Singapore-based crypto exchange Bybit has joined a long list of companies that have laid off some of their employees. As the cryptocurrency market is facing tremulous times, firms are finding new ways to cut costs and stay afloat.
Crypto journalist James Wu first noted the news about Bybit's layoffs yesterday. He said that the company is cutting a whopping 30% of its 2,000 people workforce.
"Bybit is highly dependent on professionalism and rapid execution capabilities. We are exploring a way to remove overlapping functions and build smaller but more agile teams to improve our efficiency. Starting from this week, some of the functions and roles will be reviewed to ensure we stay focused and agile," the company said in a statement.
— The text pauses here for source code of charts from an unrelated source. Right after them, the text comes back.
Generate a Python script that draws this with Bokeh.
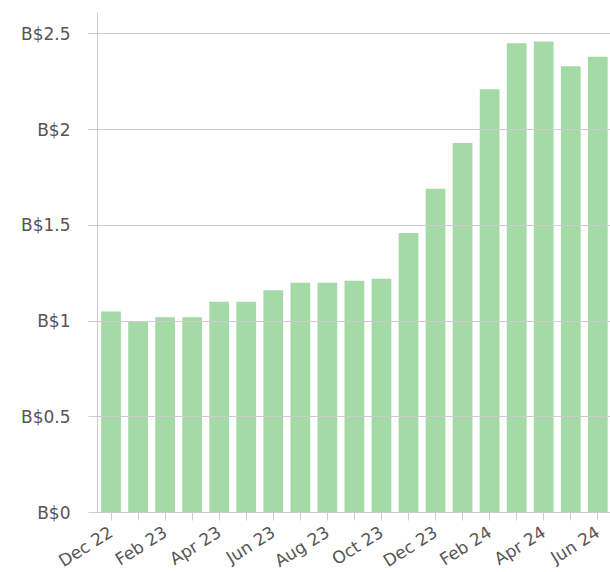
from bokeh.plotting import figure
from bokeh.models import FixedTicker, Range1d
from bokeh.embed import file_html
from bokeh.resources import INLINE

months = ["Dec 22", "Jan 23", "Feb 23", "Mar 23", "Apr 23", "May 23", "Jun 23",
          "Jul 23", "Aug 23", "Sep 23", "Oct 23", "Nov 23", "Dec 23", "Jan 24",
          "Feb 24", "Mar 24", "Apr 24", "May 24", "Jun 24"]
values = [1.05, 1.00, 1.02, 1.02, 1.10, 1.10, 1.16, 1.20, 1.20, 1.21, 1.22,
          1.46, 1.69, 1.93, 2.21, 2.45, 2.46, 2.33, 2.38]
y_ticks = [0, 0.5, 1, 1.5, 2, 2.5]
y_labels = ["B$0", "B$0.5", "B$1", "B$1.5", "B$2", "B$2.5"]

idx = list(range(len(months)))

p = figure(frame_width=513, frame_height=500, output_backend="svg", toolbar_location=None,
           x_range=Range1d(-0.5, 18.47), y_range=Range1d(0, 2.611),
           min_border_left=97, min_border_right=0, min_border_top=12, min_border_bottom=10)
p.outline_line_color = None
p.background_fill_color = "white"

p.vbar(x=idx, top=values, width=0.73, bottom=0, fill_color="#a3daa6", line_color=None)

font = "DejaVu Sans"
label_color = "#555555"
grid_color = "#cccccc"

# y axis
p.yaxis.ticker = FixedTicker(ticks=y_ticks)
p.yaxis.major_label_overrides = {t: l for t, l in zip(y_ticks, y_labels)}
p.yaxis.axis_line_color = grid_color
p.yaxis.major_tick_line_color = grid_color
p.yaxis.major_tick_out = 9
p.yaxis.major_tick_in = 0
p.yaxis.minor_tick_line_color = None
p.yaxis.major_label_text_font = font
p.yaxis.major_label_text_font_size = "17px"
p.yaxis.major_label_text_color = label_color
p.yaxis.major_label_standoff = 18

# x axis
p.xaxis.ticker = FixedTicker(ticks=idx)
p.xaxis.major_label_overrides = {i: (m if i % 2 == 0 else "") for i, m in enumerate(months)}
p.xaxis.axis_line_color = grid_color
p.xaxis.major_tick_line_color = grid_color
p.xaxis.major_tick_out = 8
p.xaxis.major_tick_in = 0
p.xaxis.minor_tick_line_color = None
p.xaxis.major_label_orientation = 0.56
p.xaxis.major_label_text_font = font
p.xaxis.major_label_text_font_size = "17px"
p.xaxis.major_label_text_color = label_color
p.xaxis.major_label_standoff = 10

p.xgrid.grid_line_color = None
p.ygrid.ticker = FixedTicker(ticks=y_ticks[1:])
p.ygrid.grid_line_color = grid_color
p.ygrid.grid_line_width = 1.2
p.ygrid.level = "overlay"

open("out.html", "w").write(file_html(p, INLINE))
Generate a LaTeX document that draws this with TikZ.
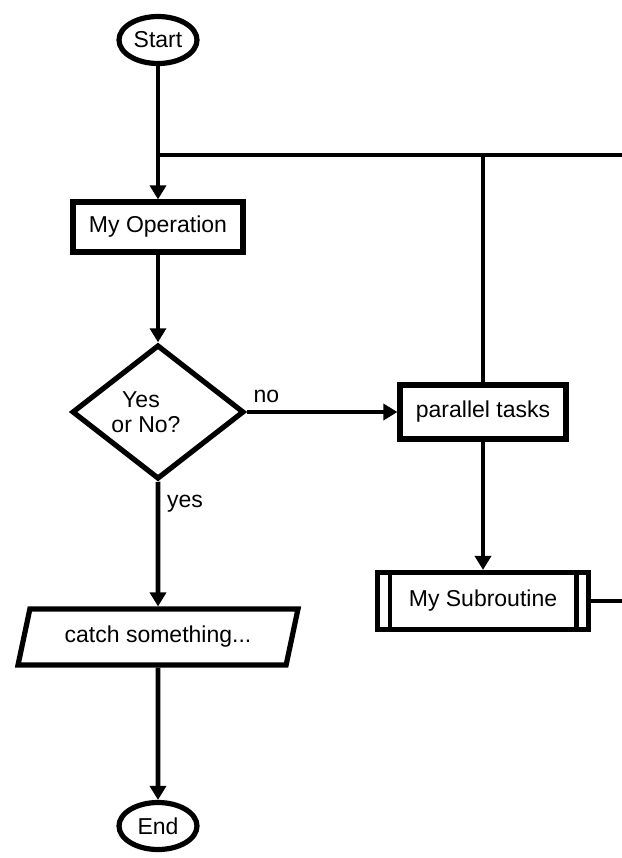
\documentclass[tikz,border=0pt]{standalone}
\usepackage{fontspec}
\setmainfont{Liberation Sans}
\usetikzlibrary{shapes.geometric, arrows.meta, positioning}

\begin{document}
\begin{tikzpicture}[
    on grid,
    font=\fontsize{11.5}{13.6}\selectfont,
    terminal/.style={
        ellipse,
        draw,
        line width=2.6pt,
        minimum width=39pt,
        minimum height=23.5pt,
        inner sep=0pt
    },
    block/.style={
        rectangle,
        draw,
        line width=2.6pt,
        minimum width=85pt,
        minimum height=25pt,
        inner sep=0pt
    },
    decision/.style={
        diamond,
        draw,
        line width=2.6pt,
        minimum width=86pt,
        minimum height=62.5pt,
        inner sep=0pt,
        align=center
    },
    io/.style={
        trapezium,
        trapezium left angle=61,
        trapezium right angle=119,
        trapezium stretches body,
        draw,
        line width=2.6pt,
        minimum width=140pt,
        minimum height=28pt,
        inner sep=0pt
    },
    subroutine/.style={
        block,
        minimum width=105.5pt,
        minimum height=28.5pt
    },
    line/.style={
        draw,
        line width=2.4pt
    },
    arrow/.style={
        line,
        -{Triangle[width=8pt,length=7pt]}
    }
]
    \useasboundingbox (0,0) rectangle (311pt,-429pt);

    % --- Nodes ---

    % Left column
    \node [terminal] (start) at (79pt,-20pt) {Start};
    \node [block, below=93.5pt of start] (op) {My Operation};
    \node [decision, below=92.5pt of op] (check) {Yes\hspace*{17pt}\\[-1pt]or No?\hspace*{12pt}};
    \node [io, below=112.5pt of check] (catch) {catch something...};
    \node [terminal, below=94.5pt of catch] (end) {End};

    % Right column
    \node [block, minimum width=83pt, minimum height=27pt, right=162.5pt of check] (par) {parallel tasks};
    \node [subroutine, below=94.5pt of par] (sub) {My Subroutine};
    \draw [line] ([xshift=7.5pt]sub.north west) -- ([xshift=7.5pt]sub.south west);
    \draw [line] ([xshift=-7.5pt]sub.north east) -- ([xshift=-7.5pt]sub.south east);

    % Split point and right edge
    \coordinate [below=57.5pt of start] (split);
    \coordinate [right=232pt of split] (loop);

    % --- Connections ---
    \draw [arrow] (start) -- (op);
    \draw [line] (split) -- (loop);
    \draw [line] (split -| par) -- (par.north);
    \draw [arrow] (op) -- (check);
    \draw [arrow] (check.east) -- node[pos=0, above right, xshift=-1pt] {no} (par);
    \draw [arrow] (check.south) -- node[pos=0, below right, yshift=-2pt] {yes} (catch);
    \draw [arrow] (catch) -- (end);
    \draw [arrow] (par) -- (sub);
    \draw [line] (sub.east) -- (sub.east -| loop);

\end{tikzpicture}
\end{document}
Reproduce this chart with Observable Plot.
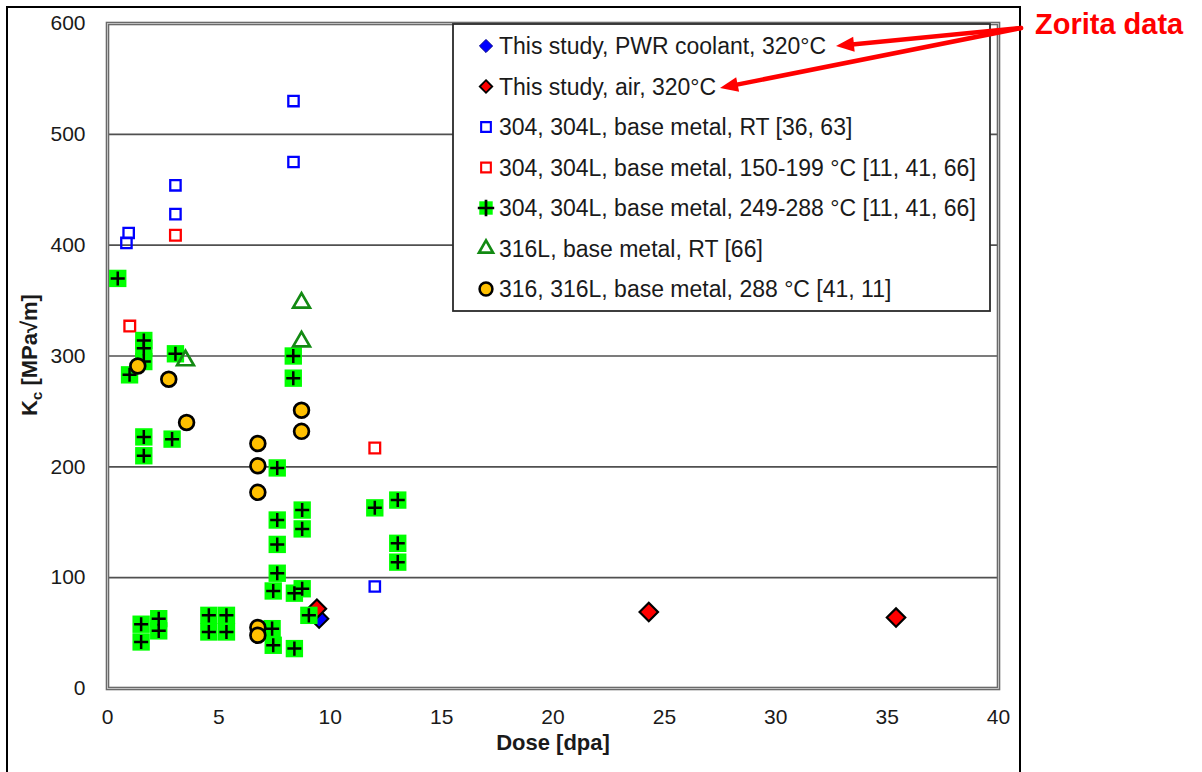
<!DOCTYPE html>
<html><head><meta charset="utf-8">
<script src="https://cdn.jsdelivr.net/npm/d3@7"></script>
<script src="https://cdn.jsdelivr.net/npm/@observablehq/plot@0.6"></script>
<style>
body{margin:0;background:#fff;}
#chart{position:relative;width:1202px;height:772px;overflow:hidden;background:#fff;}
</style></head><body><div id="chart"></div>
<script>
// ---------- data ----------
const pwrDose = [9.5];
const pwrKc   = [63];
const airDose = [9.4, 24.3, 35.4];
const airKc   = [72, 69, 64];
const rt304Dose = [0.85, 0.95, 3.05, 3.05, 8.35, 8.35, 12.0];
const rt304Kc   = [402, 411, 454, 428, 530, 475, 92];
const mid304Dose = [1.0, 3.05, 12.0];
const mid304Kc   = [327, 409, 217];
const hot304Dose = [0.46, 0.99, 1.63, 1.63, 1.63, 3.05, 1.63, 1.63, 2.9,
  7.62, 7.62, 7.62, 7.62, 7.44, 7.39, 7.44,
  8.74, 8.74, 8.39, 8.74, 9.04, 8.39, 8.34, 8.34,
  12.0, 13.03, 13.03, 13.03,
  1.51, 2.3, 2.3, 1.51, 4.55, 5.34, 4.55, 5.34];
const hot304Kc = [370, 283, 314, 307, 295, 302, 227, 210, 225,
  199, 152, 130, 104, 88, 54, 39,
  161, 144, 86, 90, 66, 36, 300, 280,
  163, 170, 131, 114,
  58, 63, 52, 42, 66, 66, 51, 51];
const rt316LDose = [8.71, 8.71, 3.5];
const rt316LKc   = [348, 313, 296];
const hot316Dose = [1.36, 2.75, 3.55, 6.75, 6.75, 6.75, 8.71, 8.71, 6.75, 6.75];
const hot316Kc   = [291, 279, 240, 221, 201, 177, 251, 232, 55, 48];

const xTicks = [0, 5, 10, 15, 20, 25, 30, 35, 40];
const yTicks = [0, 100, 200, 300, 400, 500, 600];
const gridY  = [100, 200, 300, 400, 500];
const legendLabels = [
  "This study, PWR coolant, 320°C",
  "This study, air, 320°C",
  "304, 304L, base metal, RT [36, 63]",
  "304, 304L, base metal, 150-199 °C [11, 41, 66]",
  "304, 304L, base metal, 249-288 °C [11, 41, 66]",
  "316L, base metal, RT [66]",
  "316, 316L, base metal, 288 °C [41, 11]"
];
const xLabel = "Dose [dpa]";
const annotation = "Zorita data";

const zip = (xs, ys) => xs.map((x, i) => ({dose: x, kc: ys[i]}));
const pwr = zip(pwrDose, pwrKc), air = zip(airDose, airKc);
const rt304 = zip(rt304Dose, rt304Kc), mid304 = zip(mid304Dose, mid304Kc);
const hot304 = zip(hot304Dose, hot304Kc), rt316L = zip(rt316LDose, rt316LKc);
const hot316 = zip(hot316Dose, hot316Kc);

const FONT = "'Liberation Sans', Arial, sans-serif";
const BLUE = "#0000ff", RED = "#ff0000", GREEN = "#00ff00", DKGREEN = "#138a13", ORANGE = "#ffc000";

const svgNode = Plot.plot({
  width: 1202, height: 772,
  marginLeft: 107, marginRight: 204, marginTop: 23, marginBottom: 84,
  style: {fontFamily: FONT, fontSize: "20px", color: "#1a1a1a", background: "transparent", overflow: "visible"},
  x: {domain: [0, 40]},
  y: {domain: [0, 600]},
  marks: [
    Plot.ruleY(gridY, {stroke: "#505050", strokeWidth: 1.6}),
    Plot.frame({stroke: "#6a6a6a", strokeWidth: 3.6}),
    Plot.frame({stroke: "#c8c8c8", strokeWidth: 0.9}),
    Plot.axisX({ticks: xTicks, tickSize: 0, tickPadding: 21, fontSize: 21, label: null}),
    Plot.axisY({ticks: yTicks, tickSize: 0, tickPadding: 22, fontSize: 21, label: null}),
    Plot.text([xLabel], {frameAnchor: "bottom", dy: 61, dx: 0, text: d => d, fontWeight: "bold", fontSize: 22, fill: "#1a1a1a"}),
    Plot.dot(pwr, {x: "dose", y: "kc", symbol: "diamond2", r: 8.3, fill: BLUE, stroke: "#000", strokeWidth: 2}),
    Plot.dot(air, {x: "dose", y: "kc", symbol: "diamond2", r: 8.3, fill: RED, stroke: "#000", strokeWidth: 2.2}),
    Plot.dot(rt304, {x: "dose", y: "kc", symbol: "square2", r: 6.6, stroke: BLUE, strokeWidth: 2.3, fill: "none"}),
    Plot.dot(mid304, {x: "dose", y: "kc", symbol: "square2", r: 6.8, stroke: RED, strokeWidth: 2.3, fill: "none"}),
    Plot.dot(hot304, {x: "dose", y: "kc", symbol: "square", r: 9.8, fill: GREEN, stroke: "none"}),
    Plot.dot(hot304, {x: "dose", y: "kc", symbol: "plus", r: 4.6, stroke: "#000", strokeWidth: 2.5}),
    Plot.dot(rt316L, {x: "dose", y: "kc", symbol: "triangle2", r: 8, stroke: DKGREEN, strokeWidth: 2.7, fill: "none"}),
    Plot.dot(hot316, {x: "dose", y: "kc", symbol: "circle", r: 7.4, fill: ORANGE, stroke: "#000", strokeWidth: 2.7})
  ]
});
document.getElementById("chart").appendChild(svgNode);

const svg = d3.select(svgNode);

// y axis label with subscript
const yl = svg.append("text")
  .attr("transform", "translate(37,355) rotate(-90)")
  .attr("text-anchor", "middle")
  .attr("font-family", FONT).attr("font-weight", "bold").attr("font-size", 22).attr("fill", "#1a1a1a");
yl.append("tspan").text("K");
yl.append("tspan").attr("font-size", 15).attr("dy", 5).text("c");
yl.append("tspan").attr("dy", -5).text(" [MPa√m]");

// legend
const lg = svg.append("g");
lg.append("rect").attr("x", 453).attr("y", 24).attr("width", 537).attr("height", 287)
  .attr("fill", "#fff").attr("stroke", "#2a2a2a").attr("stroke-width", 1.8);
const lgStyles = [
  {type: d3.symbolDiamond2, size: 110, fill: BLUE, stroke: "#00008a", sw: 1},
  {type: d3.symbolDiamond2, size: 100, fill: RED, stroke: "#000", sw: 1.8},
  {type: d3.symbolSquare2, size: 120, fill: "none", stroke: BLUE, sw: 2.1},
  {type: d3.symbolSquare2, size: 120, fill: "none", stroke: RED, sw: 2.1},
  {type: d3.symbolSquare, size: 180, fill: GREEN, stroke: "none", sw: 0, plus: true},
  {type: d3.symbolTriangle2, size: 140, fill: "none", stroke: DKGREEN, sw: 2.7},
  {type: d3.symbolCircle, size: 130, fill: ORANGE, stroke: "#000", sw: 2.5}
];
legendLabels.forEach((lab, i) => {
  const cy = 46 + i * 40.5;
  const s = lgStyles[i];
  lg.append("path").attr("d", d3.symbol(s.type, s.size)())
    .attr("transform", `translate(486,${cy})`)
    .attr("fill", s.fill).attr("stroke", s.stroke).attr("stroke-width", s.sw);
  if (s.plus) {
    lg.append("path").attr("d", d3.symbol(d3.symbolPlus, 90)())
      .attr("transform", `translate(486,${cy})`)
      .attr("fill", "none").attr("stroke", "#000").attr("stroke-width", 2.7);
  }
  lg.append("text").attr("x", 499).attr("y", cy).attr("dy", "0.36em")
    .attr("text-anchor", "start")
    .attr("font-family", FONT).attr("font-size", 23).attr("fill", "#1a1a1a").text(lab);
});

// outer frame
svg.append("rect").attr("x", 7).attr("y", 7).attr("width", 1013).attr("height", 800)
  .attr("fill", "none").attr("stroke", "#000").attr("stroke-width", 2);

// annotation
svg.append("text").attr("x", 1035).attr("y", 34).attr("text-anchor", "start")
  .attr("font-family", FONT).attr("font-weight", "bold").attr("font-size", 29).attr("fill", RED)
  .text(annotation);

const arrowFrom = [1021, 28];
const arrowTips = [[836, 46], [720, 88]];
arrowTips.forEach(([tx, ty]) => {
  const [fx, fy] = arrowFrom;
  const dx = tx - fx, dy = ty - fy, L = Math.hypot(dx, dy);
  const ux = dx / L, uy = dy / L, px = -uy, py = ux;
  const hl = 18, hw = 7.5;
  const bx = tx - ux * hl, by = ty - uy * hl;
  svg.append("line").attr("x1", fx).attr("y1", fy).attr("x2", bx + ux * 2).attr("y2", by + uy * 2)
    .attr("stroke", RED).attr("stroke-width", 4.5).attr("stroke-linecap", "round");
  svg.append("path")
    .attr("d", `M${tx},${ty}L${bx + px * hw},${by + py * hw}L${bx - px * hw},${by - py * hw}Z`)
    .attr("fill", RED);
});
</script></body></html>
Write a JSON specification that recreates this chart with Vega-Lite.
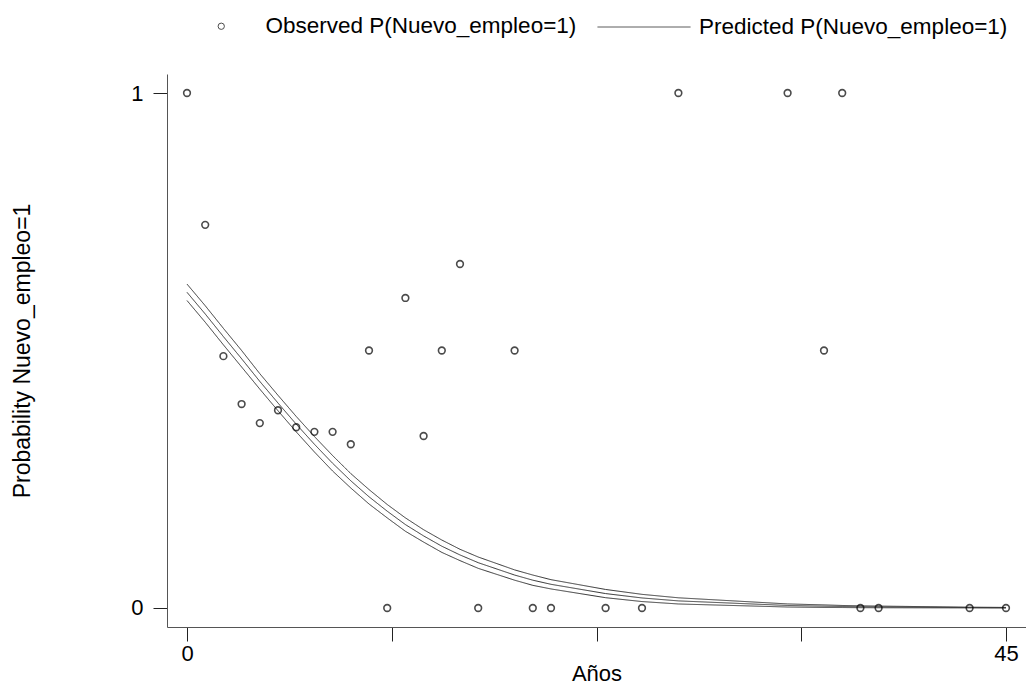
{
  "$schema": "https://vega.github.io/schema/vega-lite/v6.json",
  "width": 859,
  "height": 553,
  "autosize": {"type": "none"},
  "padding": {"left": 167, "top": 74, "right": 0, "bottom": 59},
  "background": "white",
  "config": {
    "font": "Liberation Sans",
    "view": {"stroke": null},
    "axis": {"grid": false, "labelFont": "Liberation Sans", "titleFont": "Liberation Sans", "labelFontSize": 22, "titleFontSize": 22, "labelColor": "#000", "titleColor": "#000", "titleFontWeight": "normal", "domainColor": "#555", "tickColor": "#222", "tickSize": 14, "labelFlush": false, "labelOverlap": false},
    "legend": {"labelFont": "Liberation Sans", "labelFontSize": 22.5, "labelColor": "#000", "padding": 0, "labelLimit": 0}
  },
  "datasets": {
    "obs": [
      {"anos": 0, "p": 1}, {"anos": 1, "p": 0.744}, {"anos": 2, "p": 0.489}, {"anos": 3, "p": 0.396},
      {"anos": 4, "p": 0.359}, {"anos": 5, "p": 0.384}, {"anos": 6, "p": 0.351}, {"anos": 7, "p": 0.342},
      {"anos": 8, "p": 0.342}, {"anos": 9, "p": 0.318}, {"anos": 10, "p": 0.5}, {"anos": 11, "p": 0},
      {"anos": 12, "p": 0.602}, {"anos": 13, "p": 0.334}, {"anos": 14, "p": 0.5}, {"anos": 15, "p": 0.668},
      {"anos": 16, "p": 0}, {"anos": 18, "p": 0.5}, {"anos": 19, "p": 0}, {"anos": 20, "p": 0},
      {"anos": 23, "p": 0}, {"anos": 25, "p": 0}, {"anos": 27, "p": 1}, {"anos": 33, "p": 1},
      {"anos": 35, "p": 0.5}, {"anos": 36, "p": 1}, {"anos": 37, "p": 0}, {"anos": 38, "p": 0},
      {"anos": 43, "p": 0}, {"anos": 45, "p": 0}
    ],
    "pred": [
      {"anos": 0, "mid": 0.613, "upper": 0.629, "lower": 0.597},
      {"anos": 1, "mid": 0.571, "upper": 0.587, "lower": 0.555},
      {"anos": 2, "mid": 0.527, "upper": 0.543, "lower": 0.511},
      {"anos": 3, "mid": 0.484, "upper": 0.500, "lower": 0.468},
      {"anos": 4, "mid": 0.440, "upper": 0.455, "lower": 0.425},
      {"anos": 5, "mid": 0.398, "upper": 0.413, "lower": 0.383},
      {"anos": 6, "mid": 0.357, "upper": 0.372, "lower": 0.342},
      {"anos": 7, "mid": 0.318, "upper": 0.333, "lower": 0.303},
      {"anos": 8, "mid": 0.281, "upper": 0.296, "lower": 0.266},
      {"anos": 9, "mid": 0.247, "upper": 0.261, "lower": 0.233},
      {"anos": 10, "mid": 0.216, "upper": 0.230, "lower": 0.202},
      {"anos": 11, "mid": 0.188, "upper": 0.201, "lower": 0.175},
      {"anos": 12, "mid": 0.162, "upper": 0.175, "lower": 0.149},
      {"anos": 13, "mid": 0.140, "upper": 0.152, "lower": 0.128},
      {"anos": 14, "mid": 0.120, "upper": 0.132, "lower": 0.108},
      {"anos": 15, "mid": 0.103, "upper": 0.114, "lower": 0.092},
      {"anos": 16, "mid": 0.088, "upper": 0.099, "lower": 0.077},
      {"anos": 18, "mid": 0.064, "upper": 0.074, "lower": 0.054},
      {"anos": 19, "mid": 0.054, "upper": 0.064, "lower": 0.044},
      {"anos": 20, "mid": 0.046, "upper": 0.055, "lower": 0.037},
      {"anos": 23, "mid": 0.028, "upper": 0.036, "lower": 0.020},
      {"anos": 25, "mid": 0.0195, "upper": 0.0265, "lower": 0.0125},
      {"anos": 27, "mid": 0.0138, "upper": 0.0198, "lower": 0.0078},
      {"anos": 33, "mid": 0.0049, "upper": 0.0079, "lower": 0.0019},
      {"anos": 35, "mid": 0.0035, "upper": 0.006, "lower": 0.001},
      {"anos": 36, "mid": 0.0029, "upper": 0.0049, "lower": 0.0009},
      {"anos": 37, "mid": 0.0024, "upper": 0.0042, "lower": 0.0006},
      {"anos": 38, "mid": 0.0021, "upper": 0.0037, "lower": 0.0005},
      {"anos": 43, "mid": 0.0009, "upper": 0.0016, "lower": 0.0002},
      {"anos": 45, "mid": 0.0006, "upper": 0.0011, "lower": 0.0001}
    ]
  },
  "encoding": {
    "x": {"field": "anos", "type": "quantitative", "scale": {"domain": [-1.099, 46.099], "nice": false, "zero": false},
      "axis": {"values": [0, 11.25, 22.5, 33.75, 45], "format": "d", "labelExpr": "datum.value == 0 || datum.value == 45 ? datum.label : ''", "title": "Años", "labelPadding": 2, "titleY": 53, "titleBaseline": "alphabetic"}},
    "y": {"type": "quantitative", "scale": {"domain": [-0.0369, 1.0369], "nice": false, "zero": false},
      "axis": {"values": [0, 0.25, 0.5, 0.75, 1], "format": "d", "labelExpr": "datum.value == 0 || datum.value == 1 ? datum.label : ''", "title": "Probability Nuevo_empleo=1", "titleFontSize": 23, "labelPadding": 10, "titleX": -145, "titleBaseline": "middle"}}
  },
  "layer": [
    {
      "data": {"name": "pred"},
      "transform": [{"fold": ["upper", "mid", "lower"], "as": ["band", "pval"]}],
      "mark": {"type": "line", "color": "#333", "strokeWidth": 1},
      "encoding": {
        "y": {"field": "pval", "type": "quantitative"},
        "detail": {"field": "band"},
        "strokeDash": {"datum": "Predicted P(Nuevo_empleo=1)", "scale": {"range": [[1, 0]]},
          "legend": {"title": null, "orient": "none", "legendX": 430, "legendY": -94, "symbolType": "stroke", "symbolSize": 8649, "symbolStrokeWidth": 1, "symbolStrokeColor": "#444", "labelOffset": 8}}
      }
    },
    {
      "data": {"name": "obs"},
      "mark": {"type": "point", "filled": false, "color": "#000", "size": 45, "strokeWidth": 1.6},
      "encoding": {
        "y": {"field": "p", "type": "quantitative"},
        "shape": {"datum": "Observed P(Nuevo_empleo=1)", "scale": {"range": ["circle"]},
          "legend": {"title": null, "orient": "none", "legendX": 43, "legendY": -59, "symbolSize": 40, "symbolStrokeWidth": 1, "symbolStrokeColor": "#000", "labelOffset": 33}}
      }
    }
  ]
}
"To support the smooth transition of the process, affected colleagues will be accorded a severance package and access to Bybit’s employee career support in their job transition."
Bybit said it has 6 million registered users with more than 190,000 users, who are trading futures or spots on the exchange daily. The firm had spent heavy money on marketing over the last year, including a sponsorship deal with F1 team Red Bull Racing, reportedly worth $150 million.
Last week, Coinbase said that it's cutting its workforce by 18% — almost 1,100 people. Crypto.com CEO Kris also said the company is laying off 5% (260 people) of its staff. Lending platform BlockFi was another firm that aims to save costs by giving a pink slip to 20% (850 people) of its employees.
The Crypto market is currently facing a "winter" as prices of different tokens and coins have plummeted. Over the weekend, Bitcoin dipped below $19,000 and Ether dipped below $1,000, only to recover during the last few days. Several crypto financial service providers like Celcius and Babel Finance have frozen withdrawals as they are trying to battle the downturn in the market.
In an interview with NPR over the weekend, crypto exchange FTX's founder and CEO, Sam Bankman-Fried, said that increase in interest rates by Fed is driving this crypto bear market.